Europe is in its second major heatwave in two months, with record June temperatures across the UK, France, and Spain and red alerts in place from London to Vienna. The human toll is already visible in surging ER visits and cardiac arrests. The less visible story is structural. Europe is the fastest-warming continent, and its building stock, transport, and grids were designed for a climate that no longer exists. Only around 20% of European homes have air conditioning, trains are slowing because steel tracks buckle, and the continent now faces a new baseline, not an outlier.

The energy system is where that exposure bites hardest, and it is the part most people miss.
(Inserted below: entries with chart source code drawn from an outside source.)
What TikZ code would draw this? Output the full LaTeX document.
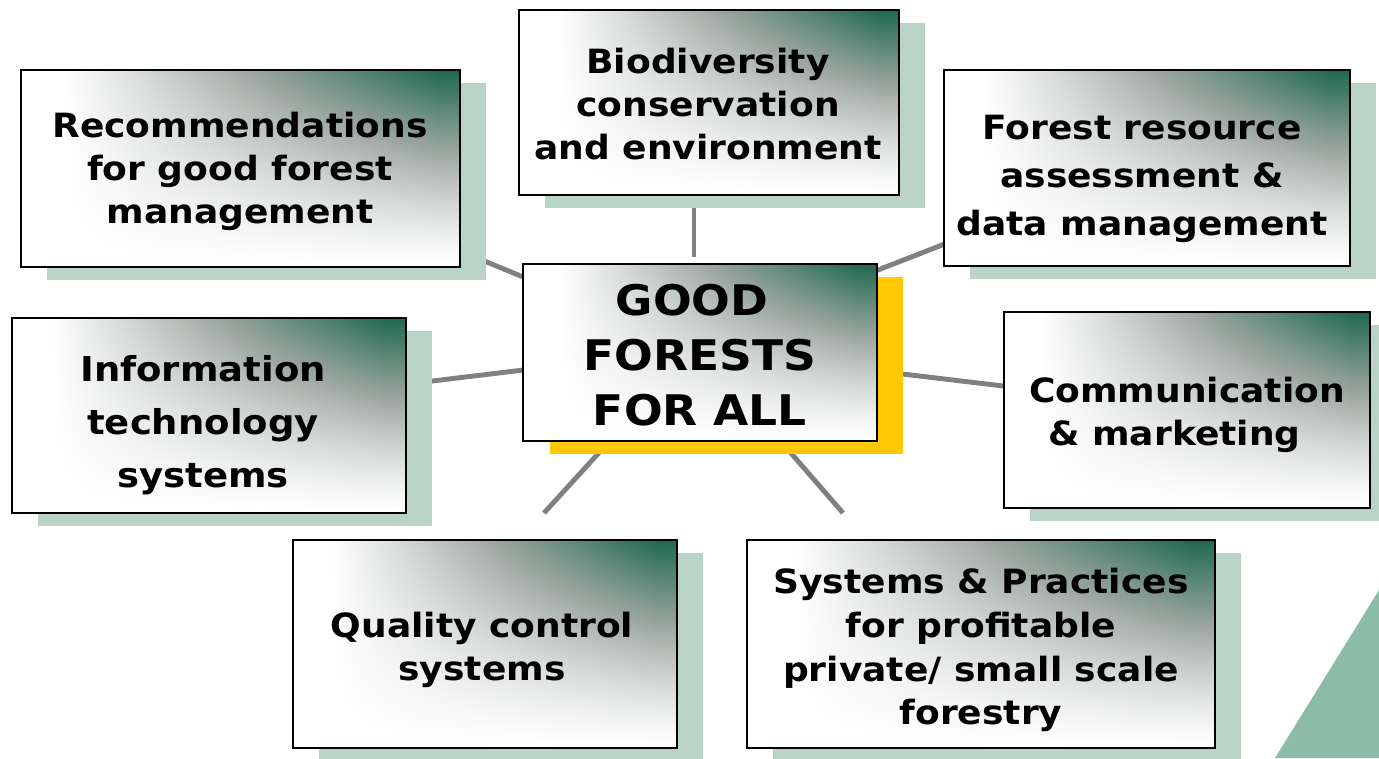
\documentclass[tikz,border=0pt]{standalone}
\usepackage{fontspec}
\setmainfont{DejaVu Sans}[FakeStretch=1.08]
\usetikzlibrary{fit}
\definecolor{shadowc}{RGB}{186,211,199}
\definecolor{yellowc}{RGB}{255,200,0}
\definecolor{conngray}{RGB}{128,128,128}
\definecolor{cornerc}{RGB}{140,188,168}
\pgfdeclarefunctionalshading{boxshade}{\pgfpoint{0bp}{0bp}}{\pgfpoint{100bp}{100bp}}{}{
  25 sub 50 div exch 25 sub 50 div
  0.1 sub 0.85 div dup 0 lt {pop 0} if dup 1 gt {pop 1} if
  exch dup 0 lt {pop 0} if dup 1 gt {pop 1} if 1.3 exp
  mul
  dup 0.5 lt
  { 2 mul dup -0.39 mul 1 add exch dup -0.35 mul 1 add exch -0.37 mul 1 add }
  { 2 mul 1 sub dup -0.49 mul 0.61 add exch dup -0.24 mul 0.65 add exch -0.32 mul 0.63 add }
  ifelse
}
\tikzset{
  gbox/.style={draw=black, line width=1.1pt, shading=boxshade, inner sep=0pt},
  conn/.style={draw=conngray, line width=2.8pt},
  lbl/.style={align=center, text=black, inner sep=0pt, font=\bfseries\fontsize{19pt}{24.5pt}\selectfont},
}
\newcommand\mkbox[5]{%
  \fill[shadowc] (#2+26,#3+13) rectangle (#4+26,#5+13);
  \node[gbox, fit={(#2,#3) (#4,#5)}] (#1) {};
}
\begin{document}
\begin{tikzpicture}[x=0.02cm,y=-0.02cm]
\useasboundingbox (0,0) rectangle (1379,758);
% corner decoration
\fill[cornerc] (1275,758) -- (1379,590) -- (1379,758) -- cycle;
% connector end points
\coordinate (r1) at (470,255); \coordinate (r2) at (540,284);
\coordinate (b1) at (694,200); \coordinate (b2) at (694,257);
\coordinate (f1) at (860,277); \coordinate (f2) at (960,238);
\coordinate (i1) at (420,382.5); \coordinate (i2) at (540,368);
\coordinate (m1) at (890,372.5); \coordinate (m2) at (1020,388);
\coordinate (q1) at (606,445); \coordinate (q2) at (544,513);
\coordinate (s1) at (784,445); \coordinate (s2) at (843,513);
\draw[conn] (r1) -- (r2);
\draw[conn] (b1) -- (b2);
\draw[conn] (f1) -- (f2);
\draw[conn] (i1) -- (i2);
\draw[conn] (m1) -- (m2);
\draw[conn] (q1) -- (q2);
\draw[conn] (s1) -- (s2);
% boxes
\mkbox{rec}{21}{70}{460}{267}
\mkbox{bio}{519}{10}{899}{195}
\mkbox{fra}{944}{70}{1350}{266}
\mkbox{inf}{12}{318}{406}{513}
\mkbox{com}{1004}{312}{1370}{508}
\mkbox{qua}{293}{540}{677}{748}
\mkbox{sys}{747}{540}{1215}{748}
\fill[yellowc] (550,277) rectangle (903,454);
\node[gbox, fit={(523,264) (877,441)}] (ctr) {};
% texts
\node[lbl] (trec) at (240,171) {Recommendations\\for good forest\\management};
\node[lbl] (tbio) at (708,104) {Biodiversity\\conservation\\and environment};
\node[lbl, font=\bfseries\fontsize{19pt}{27.5pt}\selectfont] (tfra) at (1142,179) {Forest resource\\assessment \&\\data management};
\node[lbl, font=\bfseries\fontsize{19.5pt}{30.2pt}\selectfont] (tinf) at (203,425) {Information\\technology\\systems};
\node[lbl] (tcom) at (1187,415) {Communication\\\& marketing\hphantom{\ \ }};
\node[lbl] (tqua) at (482,650) {Quality control\\systems};
\node[lbl, font=\bfseries\fontsize{19pt}{25pt}\selectfont] (tsys) at (981,650) {Systems \& Practices\\for profitable\\private/ small scale\\forestry};
\node[lbl, font=\bfseries\fontsize{24pt}{31.3pt}\selectfont] (tctr) at (700,355) {GOOD\hphantom{\ }\\FORESTS\\FOR ALL};
\end{tikzpicture}
\end{document}
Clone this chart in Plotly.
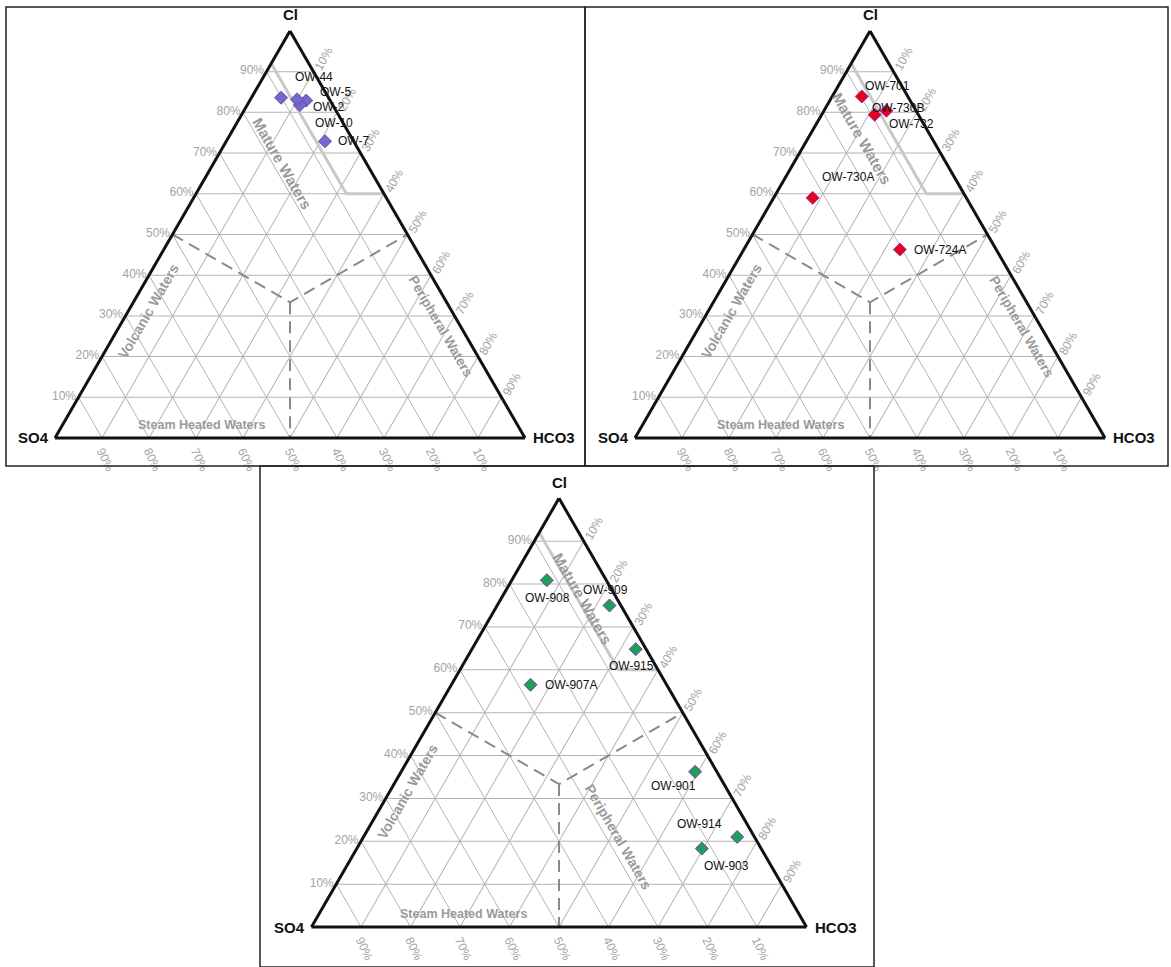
import math
import plotly.graph_objects as go

W, H = 1171, 967

# ---- sample data: Cl / SO4 / HCO3 (%) ----
names_a = ["OW-44", "OW-5", "OW-2", "OW-10", "OW-7"]
cl_a = [83.6, 82.9, 81.8, 83.2, 72.9]
so4_a = [10.1, 5.1, 7.0, 6.9, 6.1]
hco3_a = [6.3, 12.0, 11.2, 9.9, 21.0]

names_b = ["OW-701", "OW-730B", "OW-732", "OW-730A", "OW-724A"]
cl_b = [83.9, 79.4, 80.4, 59.0, 46.3]
so4_b = [9.8, 9.3, 6.3, 32.7, 20.5]
hco3_b = [6.3, 11.3, 13.3, 8.3, 33.2]

names_c = ["OW-908", "OW-909", "OW-915", "OW-907A", "OW-901", "OW-914", "OW-903"]
cl_c = [80.9, 75.0, 64.8, 56.5, 36.2, 21.0, 18.3]
so4_c = [12.0, 2.3, 2.1, 27.5, 4.4, 3.5, 12.0]
hco3_c = [7.1, 22.7, 33.1, 16.0, 59.4, 75.5, 69.7]

tick_values = [10, 20, 30, 40, 50, 60, 70, 80, 90]
tick_labels = [f"{v}%" for v in tick_values]

# ---- field boundaries (Cl, SO4, HCO3) ----
mature_cl = [92, 60, 60]
mature_so4 = [8, 8, 0]
mature_hco3 = [0, 32, 40]
centre = 100 / 3
dash_cl = [50, centre, 50]
dash_so4 = [50, centre, 0]
dash_hco3 = [0, centre, 50]
stem_cl = [centre, 0]
stem_so4 = [centre, 50]
stem_hco3 = [centre, 50]

# ---- panel geometry (pixels) ----
S3 = math.sqrt(3) / 2
panels = [
    dict(name="ternary", x0=55, side=470, base=438),
    dict(name="ternary2", x0=635, side=470, base=438),
    dict(name="ternary3", x0=311.5, side=495, base=927),
]
for p in panels:
    p["h"] = p["side"] * S3
    p["y0"] = p["base"] - p["h"]

# well-name label offsets in pixels (dx to label's left edge, dy downwards)
label_offsets = [
    [(12, -21), (12, -9), (11, 2), (16, 24), (11, 0)],
    [(1, -11), (-5, -7), (1, 13), (7, -21), (12, 0)],
    [(-24, 18), (-28, -15), (-29, 17), (12, 0), (-46, 14), (-62, -13), (0, 17)],
]

series = [
    (names_a, cl_a, so4_a, hco3_a, "#6b6bd0"),
    (names_b, cl_b, so4_b, hco3_b, "#e8001c"),
    (names_c, cl_c, so4_c, hco3_c, "#1ba05a"),
]

# region label placement per panel: (text, Cl, HCO3, angle, size)
region_labels = [
    [("Mature Waters", 67.5, 14.6, 60, 15), ("Volcanic Waters", 31.2, 4.3, -60, 14),
     ("Peripheral Waters", 27.5, 68.4, 60, 13.5), ("Steam Heated Waters", 3.3, 29.5, 0, 12.5)],
    [("Mature Waters", 73.7, 11.5, 60, 15), ("Volcanic Waters", 31.2, 4.9, -60, 14),
     ("Peripheral Waters", 27.5, 68.5, 60, 13.5), ("Steam Heated Waters", 3.3, 29.3, 0, 12.5)],
    [("Mature Waters", 76.6, 16.4, 60, 15), ("Volcanic Waters", 31.7, 3.6, -60, 14),
     ("Peripheral Waters", 21.0, 51.5, 60, 14), ("Steam Heated Waters", 3.1, 29.2, 0, 12.5)],
]


def to_paper(p, a, c):
    x = p["x0"] + p["side"] * (c + a / 2) / 100
    y = p["y0"] + p["h"] * (1 - a / 100)
    return x / W, 1 - y / H


fig = go.Figure()
FONT = "Liberation Sans, Arial, sans-serif"
TICK_GREY = "#a3a3a3"

for idx, (p, (nm, cl, so4, hco3, col)) in enumerate(zip(panels, series)):
    sub = p["name"]
    fig.add_trace(go.Scatterternary(
        a=mature_cl, b=mature_so4, c=mature_hco3, mode="lines",
        line=dict(color="#c8c8c8", width=3), subplot=sub,
        hoverinfo="skip", showlegend=False))
    for aa, bb, cc in [(dash_cl, dash_so4, dash_hco3), (stem_cl, stem_so4, stem_hco3)]:
        fig.add_trace(go.Scatterternary(
            a=aa, b=bb, c=cc, mode="lines",
            line=dict(color="#8a8a8a", width=2, dash="12px,7px"), subplot=sub,
            hoverinfo="skip", showlegend=False))
    fig.add_trace(go.Scatterternary(
        a=cl, b=so4, c=hco3, text=nm, mode="markers",
        marker=dict(symbol="diamond", size=10, color=col,
                    line=dict(color="#8a3aa8", width=1)),
        cliponaxis=False, subplot=sub, showlegend=False))

    # well-name labels anchored at each sample's position
    for name, a_val, s_val, c_val, (dx, dy) in zip(nm, cl, so4, hco3, label_offsets[idx]):
        tot = a_val + s_val + c_val
        px, py = to_paper(p, 100 * a_val / tot, 100 * c_val / tot)
        fig.add_annotation(x=px, y=py, xref="paper", yref="paper", text=name,
                           showarrow=False, xanchor="left", yanchor="middle",
                           xshift=dx, yshift=-dy,
                           font=dict(family=FONT, size=12, color="#111"))

    axis_common = dict(
        tickmode="array", tickvals=tick_values, ticktext=tick_labels, ticks="",
        tickfont=dict(family=FONT, size=12, color=TICK_GREY),
        showgrid=True, gridcolor="#b4b4b4", gridwidth=1,
        showline=True, linecolor="#111", linewidth=3, title=dict(text=""),
    )
    p_dom_x = [p["x0"] / W, (p["x0"] + p["side"]) / W]
    p_dom_y = [1 - p["base"] / H, 1 - p["y0"] / H]
    fig.update_layout(**{sub: dict(
        domain=dict(x=p_dom_x, y=p_dom_y), sum=100, bgcolor="white",
        aaxis=dict(**axis_common, tickangle=0),
        baxis=dict(**axis_common, tickangle=65),
        caxis=dict(**axis_common, tickangle=-60),
    )})

    # corner titles
    ax_, ay_ = to_paper(p, 100, 0)
    fig.add_annotation(x=ax_, y=ay_ + 16 / H, text="<b>Cl</b>", showarrow=False,
                       xref="paper", yref="paper", xanchor="center", yanchor="middle",
                       font=dict(family=FONT, size=15, color="#111"))
    bx_, by_ = to_paper(p, 0, 0)
    fig.add_annotation(x=bx_ - 4 / W, y=by_, text="<b>SO4</b>", showarrow=False,
                       xref="paper", yref="paper", xanchor="right", yanchor="middle",
                       font=dict(family=FONT, size=15, color="#111"))
    cx_, cy_ = to_paper(p, 0, 100)
    fig.add_annotation(x=cx_ + 6 / W, y=cy_, text="<b>HCO3</b>", showarrow=False,
                       xref="paper", yref="paper", xanchor="left", yanchor="middle",
                       font=dict(family=FONT, size=15, color="#111"))

    for txt, la, lc, ang, sz in region_labels[idx]:
        lx, ly = to_paper(p, la, lc)
        fig.add_annotation(x=lx, y=ly, text=f"<b>{txt}</b>", showarrow=False,
                           xref="paper", yref="paper", textangle=ang,
                           xanchor="center", yanchor="middle",
                           font=dict(family=FONT, size=sz, color="#9a9a9a"))

# panel frames
frames = [(6, 7, 585, 466), (585, 7, 1168, 466), (260, 466, 874, 967)]
for x0, y0, x1, y1 in frames:
    fig.add_shape(type="rect", xref="paper", yref="paper",
                  x0=x0 / W, x1=x1 / W, y0=1 - y1 / H, y1=1 - y0 / H,
                  line=dict(color="#222", width=1.5), fillcolor="rgba(0,0,0,0)")

fig.update_layout(width=W, height=H, margin=dict(l=0, r=0, t=0, b=0),
                  paper_bgcolor="white", plot_bgcolor="white", showlegend=False)

fig.write_html("out.html")
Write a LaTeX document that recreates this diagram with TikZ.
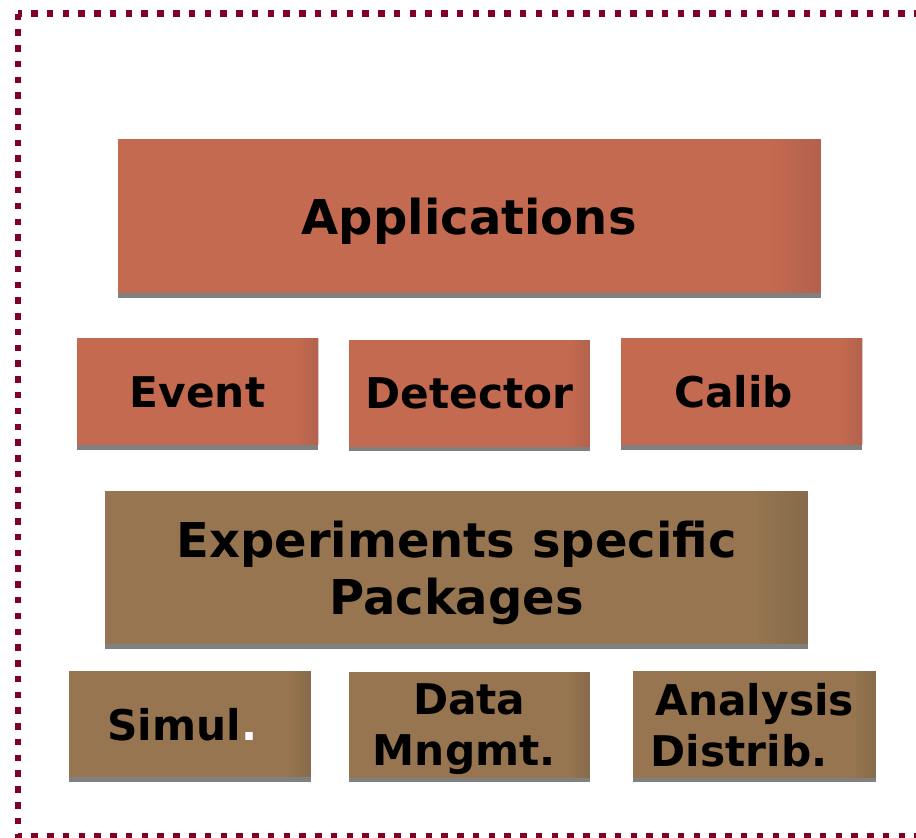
\documentclass[tikz,border=0pt]{standalone}
\usepackage{fontspec}
\setmainfont{DejaVu Sans}
\usetikzlibrary{shadows}
\definecolor{redbase}{HTML}{C46A50}
\definecolor{reddark}{HTML}{B3624D}
\definecolor{brnbase}{HTML}{967550}
\definecolor{brndark}{HTML}{876B4A}
\definecolor{shadowgray}{HTML}{808080}
\definecolor{framecol}{HTML}{800026}
\tikzset{
  blk/.style={inner sep=0pt, outer sep=0pt, text depth=0pt, align=center, text=black,
    drop shadow={shadow xshift=0pt, shadow yshift=-4.7pt, fill=shadowgray, opacity=1}},
  bigtxt/.style={font=\fontsize{48}{57}\selectfont\bfseries, text depth=-1.5pt},
  smalltxt/.style={font=\fontsize{42.3}{51}\selectfont\bfseries, text depth=-3.5pt},
  redblk/.style={blk, fill=redbase, path picture={
      \foreach \i in {1,...,10}{
        \fill[reddark!\i0!redbase]
          ([xshift={-#1+(\i-1)*#1/10}]path picture bounding box.north east)
          rectangle ([xshift={-#1+\i*#1/10+0.4pt}]path picture bounding box.south east);}}},
  brnblk/.style={blk, fill=brnbase, path picture={
      \foreach \i in {1,...,10}{
        \fill[brndark!\i0!brnbase]
          ([xshift={-#1+(\i-1)*#1/10}]path picture bounding box.north east)
          rectangle ([xshift={-#1+\i*#1/10+0.4pt}]path picture bounding box.south east);}}},
  frameline/.style={draw=framecol, line width=6.5pt, dash pattern=on 6.5pt off 9.27pt},
}
\begin{document}
\begin{tikzpicture}[x=1pt, y=-1pt]
\useasboundingbox (0,0) rectangle (916,838);
\begin{scope}
  \clip (0,0) rectangle (916,838);
  \coordinate (fa) at (18,13.5);
  \coordinate (fb) at (940,836);
  \draw[frameline] (fa) rectangle (fb);
\end{scope}
% top layer
\node[redblk=50pt, bigtxt, minimum width=703pt, minimum height=154.3pt] (apps) at (469.2,216.2) {Applications};
\node[redblk=20pt, smalltxt, minimum width=241.6pt, minimum height=106.7pt] (event) at (197.5,391.7) {Event};
\node[redblk=20pt, smalltxt, minimum width=241.3pt, minimum height=106.5pt] (detector) at (469.3,393.5) {Detector};
\node[redblk=20pt, smalltxt, minimum width=241.6pt, minimum height=106.7pt] (calib) at (741.5,391.7) {Calib\hspace*{16pt}};
% lower layer
\node[brnblk=50pt, bigtxt, minimum width=703pt, minimum height=153.8pt] (exp) at (456.5,567.4) {Experiments specific\\Packages};
\node[brnblk=20pt, smalltxt, minimum width=241.7pt, minimum height=106pt] (simul) at (189.9,724.3) {Simul{\color{white}.}\hspace*{15pt}};
\node[brnblk=20pt, smalltxt, minimum width=241.5pt, minimum height=106pt] (data) at (469.3,724.7) {Data\\Mngmt.\hspace*{10pt}};
\node[brnblk=20pt, smalltxt, minimum width=242.7pt, minimum height=106.4pt] (analysis) at (754.7,724.5) {Analysis\\Distrib.\hspace*{31pt}};
\end{tikzpicture}
\end{document}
This week, UK gas plants cut output because they could not cool, French power failed after a heat-related transformer fault, and German evening prices spiked more than threefold as solar faded and cooling demand surged. The French grid operator put it plainly: in a heatwave, every additional degree of warming adds 1 GW of consumption, almost all of it cooling.

The Cooling Doom Loop

The instinct is to reach for more air conditioning. Global cooling demand could more than triple by 2050 on current trends, and residential AC units have already tripled since 2000 to more than 1.5 billion. More AC raises peak demand, vents exhaust heat that deepens the urban heat island effect, and pushes grids to the edge precisely when they can least cope. Battery storage helps by carrying daytime solar into the evening cooling peak, but it is an enabling layer and does nothing about a building that was never built for this climate.

A more durable response treats heat resilience as a stack with two interdependent layers. The passive layer reduces heat at the point of impact without consuming energy: radiative cooling surfaces, aerogel insulation, phase-change materials, and reflective and low-emissivity coatings. The active layer monitors, responds, and verifies: building energy management systems, heat risk analytics, and AI-driven HVAC control. Materials that cannot prove aged performance will not get financed, and analytics that flag risk without enabling a physical response leave the loop open.